=== STORED DATA ===

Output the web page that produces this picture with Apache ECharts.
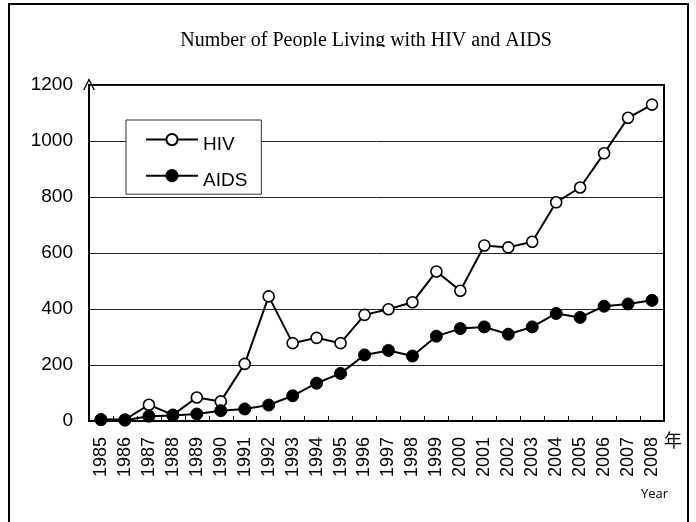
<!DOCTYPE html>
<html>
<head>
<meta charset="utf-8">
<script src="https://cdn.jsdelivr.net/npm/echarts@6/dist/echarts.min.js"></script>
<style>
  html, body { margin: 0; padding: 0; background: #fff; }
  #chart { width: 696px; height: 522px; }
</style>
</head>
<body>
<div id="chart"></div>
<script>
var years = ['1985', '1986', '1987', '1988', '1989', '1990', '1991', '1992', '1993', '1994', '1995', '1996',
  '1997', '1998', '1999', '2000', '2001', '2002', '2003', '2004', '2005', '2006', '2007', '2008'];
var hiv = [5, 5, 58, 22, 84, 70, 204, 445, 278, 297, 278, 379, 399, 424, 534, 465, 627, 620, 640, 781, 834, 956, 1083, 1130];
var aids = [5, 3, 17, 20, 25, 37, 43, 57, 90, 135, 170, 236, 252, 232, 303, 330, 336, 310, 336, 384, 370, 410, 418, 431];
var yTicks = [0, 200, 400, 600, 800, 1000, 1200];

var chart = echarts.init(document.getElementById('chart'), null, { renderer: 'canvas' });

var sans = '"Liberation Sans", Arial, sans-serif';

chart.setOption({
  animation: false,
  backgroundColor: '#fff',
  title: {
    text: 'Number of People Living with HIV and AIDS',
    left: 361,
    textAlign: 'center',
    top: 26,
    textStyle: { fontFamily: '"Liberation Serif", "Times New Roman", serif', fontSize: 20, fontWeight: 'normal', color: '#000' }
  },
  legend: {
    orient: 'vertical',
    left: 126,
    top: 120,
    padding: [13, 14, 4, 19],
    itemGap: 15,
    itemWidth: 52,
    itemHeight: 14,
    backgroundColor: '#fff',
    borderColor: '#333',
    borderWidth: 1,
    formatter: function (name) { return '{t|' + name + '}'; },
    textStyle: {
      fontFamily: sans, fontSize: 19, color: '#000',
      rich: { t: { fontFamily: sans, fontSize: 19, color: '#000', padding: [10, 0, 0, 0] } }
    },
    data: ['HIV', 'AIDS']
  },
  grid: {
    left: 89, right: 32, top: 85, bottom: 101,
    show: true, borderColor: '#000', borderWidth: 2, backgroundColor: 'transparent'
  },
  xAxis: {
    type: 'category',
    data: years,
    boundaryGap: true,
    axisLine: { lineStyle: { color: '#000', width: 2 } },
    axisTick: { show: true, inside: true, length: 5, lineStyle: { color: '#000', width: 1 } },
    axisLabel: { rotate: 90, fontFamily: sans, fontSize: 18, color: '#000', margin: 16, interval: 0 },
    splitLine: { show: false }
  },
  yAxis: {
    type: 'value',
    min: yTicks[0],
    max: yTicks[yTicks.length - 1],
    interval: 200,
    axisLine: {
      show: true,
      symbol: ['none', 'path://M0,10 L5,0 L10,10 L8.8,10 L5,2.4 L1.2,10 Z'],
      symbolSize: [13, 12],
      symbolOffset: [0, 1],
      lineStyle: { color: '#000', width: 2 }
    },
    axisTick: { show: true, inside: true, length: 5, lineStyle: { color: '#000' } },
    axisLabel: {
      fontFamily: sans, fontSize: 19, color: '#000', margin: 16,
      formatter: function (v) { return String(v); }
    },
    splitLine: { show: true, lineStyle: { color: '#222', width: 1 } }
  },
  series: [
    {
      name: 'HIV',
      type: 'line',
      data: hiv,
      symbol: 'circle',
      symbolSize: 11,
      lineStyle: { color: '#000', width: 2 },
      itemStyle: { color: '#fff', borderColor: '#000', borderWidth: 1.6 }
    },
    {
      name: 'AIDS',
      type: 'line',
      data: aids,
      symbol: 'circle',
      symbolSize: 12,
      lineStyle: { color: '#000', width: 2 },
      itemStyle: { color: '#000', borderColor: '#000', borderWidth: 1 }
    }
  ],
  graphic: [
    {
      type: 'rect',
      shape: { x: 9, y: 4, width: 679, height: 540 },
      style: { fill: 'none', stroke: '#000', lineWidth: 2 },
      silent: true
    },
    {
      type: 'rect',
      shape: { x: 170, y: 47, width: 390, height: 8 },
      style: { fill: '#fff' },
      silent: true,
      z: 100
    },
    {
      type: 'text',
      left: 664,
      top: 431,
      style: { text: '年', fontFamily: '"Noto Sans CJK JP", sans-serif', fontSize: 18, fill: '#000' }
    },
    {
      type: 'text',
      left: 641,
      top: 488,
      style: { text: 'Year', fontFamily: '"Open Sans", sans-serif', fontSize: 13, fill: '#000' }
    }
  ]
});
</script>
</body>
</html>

===

## EXERCISE DETAILS
Reproduce all of the data exactly, omitting each picture it holds.

## RESULT OF THIS EXERCISE
Output the web page that produces this picture with Apache ECharts.
<!DOCTYPE html>
<html>
<head>
<meta charset="utf-8">
<script src="https://cdn.jsdelivr.net/npm/echarts@6/dist/echarts.min.js"></script>
<style>
  html, body { margin: 0; padding: 0; background: #fff; }
  #chart { width: 696px; height: 522px; }
</style>
</head>
<body>
<div id="chart"></div>
<script>
var years = ['1985', '1986', '1987', '1988', '1989', '1990', '1991', '1992', '1993', '1994', '1995', '1996',
  '1997', '1998', '1999', '2000', '2001', '2002', '2003', '2004', '2005', '2006', '2007', '2008'];
var hiv = [5, 5, 58, 22, 84, 70, 204, 445, 278, 297, 278, 379, 399, 424, 534, 465, 627, 620, 640, 781, 834, 956, 1083, 1130];
var aids = [5, 3, 17, 20, 25, 37, 43, 57, 90, 135, 170, 236, 252, 232, 303, 330, 336, 310, 336, 384, 370, 410, 418, 431];
var yTicks = [0, 200, 400, 600, 800, 1000, 1200];

var chart = echarts.init(document.getElementById('chart'), null, { renderer: 'canvas' });

var sans = '"Liberation Sans", Arial, sans-serif';

chart.setOption({
  animation: false,
  backgroundColor: '#fff',
  title: {
    text: 'Number of People Living with HIV and AIDS',
    left: 361,
    textAlign: 'center',
    top: 26,
    textStyle: { fontFamily: '"Liberation Serif", "Times New Roman", serif', fontSize: 20, fontWeight: 'normal', color: '#000' }
  },
  legend: {
    orient: 'vertical',
    left: 126,
    top: 120,
    padding: [13, 14, 4, 19],
    itemGap: 15,
    itemWidth: 52,
    itemHeight: 14,
    backgroundColor: '#fff',
    borderColor: '#333',
    borderWidth: 1,
    formatter: function (name) { return '{t|' + name + '}'; },
    textStyle: {
      fontFamily: sans, fontSize: 19, color: '#000',
      rich: { t: { fontFamily: sans, fontSize: 19, color: '#000', padding: [10, 0, 0, 0] } }
    },
    data: ['HIV', 'AIDS']
  },
  grid: {
    left: 89, right: 32, top: 85, bottom: 101,
    show: true, borderColor: '#000', borderWidth: 2, backgroundColor: 'transparent'
  },
  xAxis: {
    type: 'category',
    data: years,
    boundaryGap: true,
    axisLine: { lineStyle: { color: '#000', width: 2 } },
    axisTick: { show: true, inside: true, length: 5, lineStyle: { color: '#000', width: 1 } },
    axisLabel: { rotate: 90, fontFamily: sans, fontSize: 18, color: '#000', margin: 16, interval: 0 },
    splitLine: { show: false }
  },
  yAxis: {
    type: 'value',
    min: yTicks[0],
    max: yTicks[yTicks.length - 1],
    interval: 200,
    axisLine: {
      show: true,
      symbol: ['none', 'path://M0,10 L5,0 L10,10 L8.8,10 L5,2.4 L1.2,10 Z'],
      symbolSize: [13, 12],
      symbolOffset: [0, 1],
      lineStyle: { color: '#000', width: 2 }
    },
    axisTick: { show: true, inside: true, length: 5, lineStyle: { color: '#000' } },
    axisLabel: {
      fontFamily: sans, fontSize: 19, color: '#000', margin: 16,
      formatter: function (v) { return String(v); }
    },
    splitLine: { show: true, lineStyle: { color: '#222', width: 1 } }
  },
  series: [
    {
      name: 'HIV',
      type: 'line',
      data: hiv,
      symbol: 'circle',
      symbolSize: 11,
      lineStyle: { color: '#000', width: 2 },
      itemStyle: { color: '#fff', borderColor: '#000', borderWidth: 1.6 }
    },
    {
      name: 'AIDS',
      type: 'line',
      data: aids,
      symbol: 'circle',
      symbolSize: 12,
      lineStyle: { color: '#000', width: 2 },
      itemStyle: { color: '#000', borderColor: '#000', borderWidth: 1 }
    }
  ],
  graphic: [
    {
      type: 'rect',
      shape: { x: 9, y: 4, width: 679, height: 540 },
      style: { fill: 'none', stroke: '#000', lineWidth: 2 },
      silent: true
    },
    {
      type: 'rect',
      shape: { x: 170, y: 47, width: 390, height: 8 },
      style: { fill: '#fff' },
      silent: true,
      z: 100
    },
    {
      type: 'text',
      left: 664,
      top: 431,
      style: { text: '年', fontFamily: '"Noto Sans CJK JP", sans-serif', fontSize: 18, fill: '#000' }
    },
    {
      type: 'text',
      left: 641,
      top: 488,
      style: { text: 'Year', fontFamily: '"Open Sans", sans-serif', fontSize: 13, fill: '#000' }
    }
  ]
});
</script>
</body>
</html>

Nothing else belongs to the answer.